Untuk UKT golongan berikutnya, pimpinan PTN atau PTN BH menetapkan UKT maksimal sesuai dengan patokan biaya kuliah tunggal (BKT). Jadi, BKT yang dibuat Kemendikbudrsitek itu seperti batas atas besaran UKT. 

"Kemendikbudristek senantiasa memperhatikan dan mendengar dengan saksama seluruh keluhan dan masukan masyarakat," katanya. 

Untuk itu, dia menegaskan, Kemendikbudristek secara serius mengawasi penetapan UKT di seluruh PTN supaya sesuai dengan aturan dan menerapkan asas berkeadilan. Pun dia meyakini PTN maupun PTN BH tetap memberikan ruang kesempatan dan bantuan bagi mahasiswa yang mempunyai kendala finansial. 

Pendidikan masih gunakan mekanisme pasar
Pengamat pendidikan Indra Charismiadji menilai, kenaikan UKT yang melonjak tajam itu menunjukkan sistem pendidikan Indonesia yang masih menggunakan mekanisme pasar. 

Hal tersebut tentu sangat bertentangan dengan Pancasila dan UUD 45. ”Ini yang saya sebut neoliberalisme pendidikan. Negara kapitalis saja nggak melempar sistem pendidikan ke mekanisme pasar loh. Kita malah sebaliknya,” ungkapnya.

Dia menyayangkan sikap Kemendikdbudristek yang seolah cuci tangan dengan kondisi tersebut. Padahal, negara harus bertanggung jawab atas pendidikan warganya. 
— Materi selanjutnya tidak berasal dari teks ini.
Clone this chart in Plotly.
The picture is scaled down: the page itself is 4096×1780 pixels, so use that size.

Terlebih untuk keluarga yang berada di kalangan ekonomi menengah, yang disebut miskin, tapi tidak miskin-miskin banget dan kaya pun tidak. ”Ini justru yang paling dirugikan karena nggak dapat bantuan apa-apa. Imbasnya, anak yang nggak kuliah,” tuturnya. 

Menurut dia, jika dibandingkan dengan skema pembiayaan di universitas di luar negeri, 70 persen operasional kampus berasal dari dana riset dan 30 persen dari UKT mahasiswa. 
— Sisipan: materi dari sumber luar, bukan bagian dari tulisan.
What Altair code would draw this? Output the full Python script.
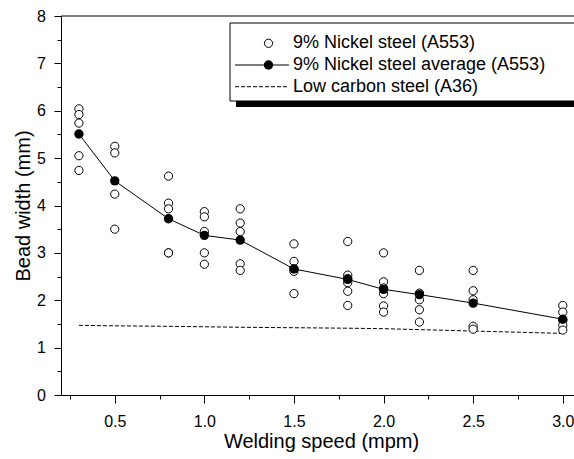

Sementara, di Indonesia kebalikannya. Dana riset tak ada sehingga semuanya dibebankan kepada masyarakat. ”Jangan heran kalau akhirnya setiap tahun UKT naik terus.

Apalagi modelnya PTN BH, itu betul-betul pemerintah melepas subsidi kampus ini dan disuruh mencari duit sendiri,” ungkapnya. Karena itu, dia menilai pemerintah harus mengubah arah sistem pendidikan di Indonesia. 

Pendidikan tinggi harus didesain sebagai pusat riset. Sehingga, kampus bisa berkembang sesuai dengan tuntutan tanpa harus mencekik mahasiswa lewat UKT yang terlampau mahal.